Of course, this is the same old nonsense we have had from every supporter of Cassidy. No specific words are mentioned. No evidence is provided. There just must be more words than that because Irish people talk a lot. Coiste Focal Nua replied with this:

Most probably. Go n-éirí leat le foghlaim na Gaeilge. (May you be successful in learning Irish.)

MacDonald’s reply was another typical piece of lame-brained nonsense:

good luck studying American social history & culture.

This is a standard response from the Cassidy-lovers. We’ve seen the same pompous rubbish from Sean Sweeney, amongst others. Apparently, there are certain arcane and obscure aspects of Irish-American culture which we non-Irish-Americans know nothing about and this is why we don’t accept Cassidy’s claims, not because they’re lies. It’s a foolish argument and it’s also incredibly condescending. I mean, what are these aspects of Irish-American culture which confirm Cassidy’s arguments? What exactly are we Irish so ignorant of?

Wow, so you mean that all those people who left Ireland, they went to America? Really? I thought they all went to Greenland, or Botswana. I know all my relatives lived in Boston and New York but I thought that was just us! So, they came over to the USA. And they lived in slum houses. Not castles … or mud huts … or houseboats? OK, slum houses. And they found jobs? They worked? Why did they work? Oh, I see, they would have starved to death if they didn’t. Never thought of that. But some of them didn’t work. They became criminals. Right. That means they broke the law? Hmm. This is getting complicated. Mind if I take notes?

The fact is, of course, that the number of Irish speakers in the community, the jobs they did or the social class they belonged to are entirely irrelevant. They mean nothing.

Cassidy’s crazy theories fall flat on one question and one question only. Are there hundreds of words in American slang which have no known origin and which resemble Irish phrases and words? And the answer to this is a resounding NO. Cassidy invented almost all the Irish phrases in the book, he lied about the definitions of the Irish words, he ignored alternative explanations. When you strip away all the rubbish, all that’s left is a handful of words and phrases like slew, galore, shebeen and sourpuss, which were already clearly labelled as words of Irish origin in the dictionaries.

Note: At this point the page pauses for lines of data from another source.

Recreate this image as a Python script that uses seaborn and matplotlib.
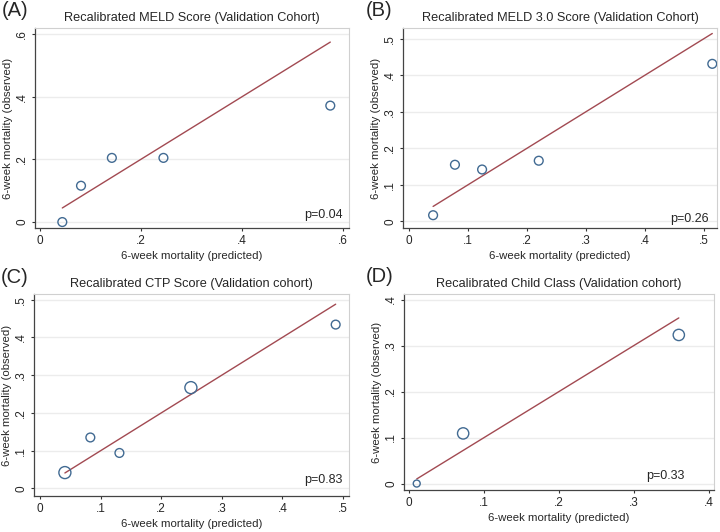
import numpy as np
import pandas as pd
import matplotlib
matplotlib.use("Agg")
import matplotlib.pyplot as plt
import seaborn as sns
from matplotlib.ticker import FuncFormatter

# --- data (predicted vs observed 6-week mortality) ---
meld_pred = [0.045, 0.082, 0.143, 0.245, 0.575]
meld_obs = [0.0, 0.116, 0.205, 0.205, 0.372]
meld_size = [40, 40, 40, 40, 40]

meld3_pred = [0.041, 0.078, 0.124, 0.220, 0.514]
meld3_obs = [0.017, 0.155, 0.142, 0.166, 0.431]
meld3_size = [40, 40, 40, 40, 40]

ctp_pred = [0.041, 0.083, 0.131, 0.249, 0.488]
ctp_obs = [0.042, 0.135, 0.094, 0.267, 0.434]
ctp_size = [75, 40, 40, 75, 40]

child_pred = [0.010, 0.072, 0.360]
child_obs = [0.0, 0.109, 0.323]
child_size = [25, 66, 66]

W, H = 720, 532


def px_rect(left, top, right, bottom):
    # pixel box -> figure fraction rect
    return [left / W, 1 - bottom / H, (right - left) / W, (bottom - top) / H]


panels = [
    dict(tag="(A)", tagpos=(2, 1), title="Recalibrated MELD Score (Validation Cohort)",
         pred=meld_pred, obs=meld_obs, size=meld_size, p="p=0.04",
         xt=[0, .2, .4, .6], yt=[0, .2, .4, .6],
         xlim=(-0.009, 0.612), ylim=(-0.019, 0.62),
         rect=px_rect(35, 28, 349, 228), ptxt=(0.981, 0.05)),
    dict(tag="(B)", tagpos=(366, 1), title="Recalibrated MELD 3.0 Score (Validation Cohort)",
         pred=meld3_pred, obs=meld3_obs, size=meld3_size, p="p=0.26",
         xt=[0, .1, .2, .3, .4, .5], yt=[0, .1, .2, .3, .4, .5],
         xlim=(-0.010, 0.522), ylim=(-0.018, 0.529),
         rect=px_rect(403, 28, 717, 228), ptxt=(0.975, 0.03)),
    dict(tag="(C)", tagpos=(1, 268), title="Recalibrated CTP Score (Validation cohort)",
         pred=ctp_pred, obs=ctp_obs, size=ctp_size, p="p=0.83",
         xt=[0, .1, .2, .3, .4, .5], yt=[0, .1, .2, .3, .4, .5],
         xlim=(-0.010, 0.51), ylim=(-0.020, 0.515),
         rect=px_rect(34, 294, 349, 496), ptxt=(0.978, 0.064)),
    dict(tag="(D)", tagpos=(366, 267), title="Recalibrated Child Class (Validation cohort)",
         pred=child_pred, obs=child_obs, size=child_size, p="p=0.33",
         xt=[0, .1, .2, .3, .4], yt=[0, .1, .2, .3, .4],
         xlim=(-0.007, 0.407), ylim=(-0.014, 0.412),
         rect=px_rect(404, 294, 714, 490), ptxt=(0.906, 0.056)),
]

sns.set_style("white")
plt.rcParams["font.family"] = ["Liberation Sans", "DejaVu Sans"]

MARKER = "#416a92"
LINE = "#a24a52"


def stata_fmt(v, pos):
    if abs(v) < 1e-9:
        return "0"
    return ("%g" % round(v, 2)).replace("0.", ".")


fig = plt.figure(figsize=(W / 100, H / 100), dpi=100)

for pn in panels:
    ax = fig.add_axes(pn["rect"])
    df = pd.DataFrame({"pred": pn["pred"], "obs": pn["obs"]})

    # reference line y = x over the range of predicted values
    lo, hi = df["pred"].min(), df["pred"].max()
    sns.lineplot(x=[lo, hi], y=[lo, hi], color=LINE, lw=1.0, ax=ax)
    sns.scatterplot(data=df, x="pred", y="obs", s=pn["size"],
                    facecolor="none", edgecolor=MARKER, linewidth=1.0,
                    ax=ax, zorder=3)

    ax.set_xlim(pn["xlim"])
    ax.set_ylim(pn["ylim"])
    ax.set_xticks(pn["xt"])
    ax.set_yticks(pn["yt"])
    ax.xaxis.set_major_formatter(FuncFormatter(stata_fmt))
    ax.yaxis.set_major_formatter(FuncFormatter(stata_fmt))
    for lab in ax.get_yticklabels():
        lab.set_rotation(90)
        lab.set_va("center")
    ax.tick_params(axis="both", labelsize=8.5, direction="out", length=2.5,
                   width=0.8, color="#333333", pad=2.5, left=True, bottom=True)
    ax.yaxis.grid(True, color="#ececec", lw=1.0)
    ax.set_axisbelow(True)

    for side in ("left", "bottom"):
        ax.spines[side].set_color("#444444")
        ax.spines[side].set_linewidth(0.9)
    for side in ("top", "right"):
        ax.spines[side].set_color("#d0d0d0")
        ax.spines[side].set_linewidth(0.8)

    ax.set_xlabel("6-week mortality (predicted)", fontsize=8.2, labelpad=3)
    ax.set_ylabel("6-week mortality (observed)", fontsize=8.2, labelpad=2.5)
    ax.set_title(pn["title"], fontsize=9.2, pad=5)
    ax.text(pn["ptxt"][0], pn["ptxt"][1], pn["p"], transform=ax.transAxes,
            ha="right", va="baseline", fontsize=9)

    tx, ty = pn["tagpos"]
    fig.text(tx / W, 1 - ty / H, pn["tag"], fontsize=14.5, ha="left", va="top")

fig.savefig("out.png", dpi=100, facecolor="white")
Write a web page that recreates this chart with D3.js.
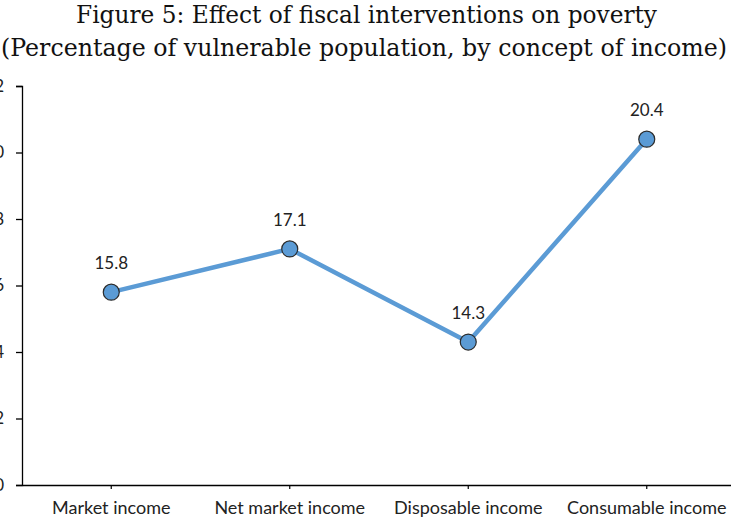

The fact is, no aspect of American social history can increase the number of slang words which have matches in the Irish language. No aspect of social history can make Cassidy’s Irish better or his absurd phrases more like the real thing. No aspect of social history can make Cassidy less of a fraud and more of a scholar.

So MacDonald, wise up and stop talking nonsense! The only reason you’re supporting this shite is because Cassidy was a friend of yours. He wasn’t a friend of mine and he wasn’t a friend of the Irish language or the Irish people. And as long as you continue to support this American con-man who treated our language and culture with such obvious contempt, neither are you.